President Barack Obama - responding to days of racial violence in Ferguson, Missouri - has ordered a review of the government practice of providing military hardware to state and local police.
Senior administration officials, speaking Saturday, said the White House will review whether the government should continue providing such equipment, and how some weapons, including automatic rifles and mine-resistant vehicles, are deployed by local agencies.
Security forces charge demonstrators after being hit by water bottles during a protest against the shooting of unarmed black teen Michael Brown in Ferguson, Missouri Aug. 20, 2014.
Photos and video footage of police in armored vehicles wielding military equipment while facing Ferguson protesters have alarmed many U.S. citizens and some lawmakers. The protests erupted August 9, after an unarmed black teenager was shot and killed by a white police officer during a confrontation. Days of rioting ensued.
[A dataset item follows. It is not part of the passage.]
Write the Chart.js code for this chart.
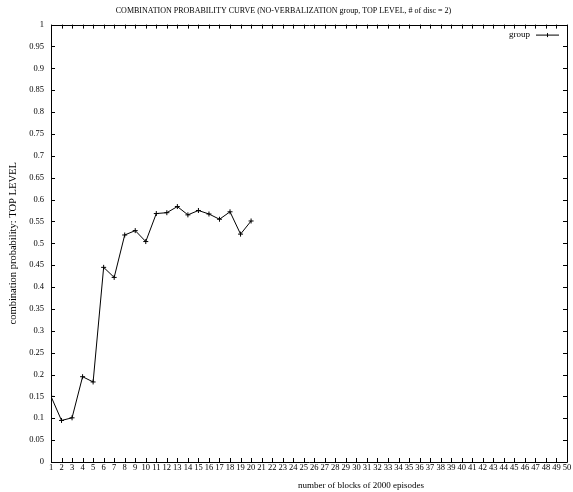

Officials say the president wants to know whether federal grants allowing such hardware transfers are appropriate, and whether local police are properly trained with the equipment.
They also said the review, first mentioned by the president on Monday, will take place in close coordination with the U.S. Congress.
The push to upgrade state and local police capabilities came in response to the September 11, 2001 terror attacks on New York and Washington.
In his August 17 comments, Obama said he wanted to know that such military hardware was actually needed. He also said he wanted to ensure that the mandates of American police agencies and the U.S. military do not become "blurred."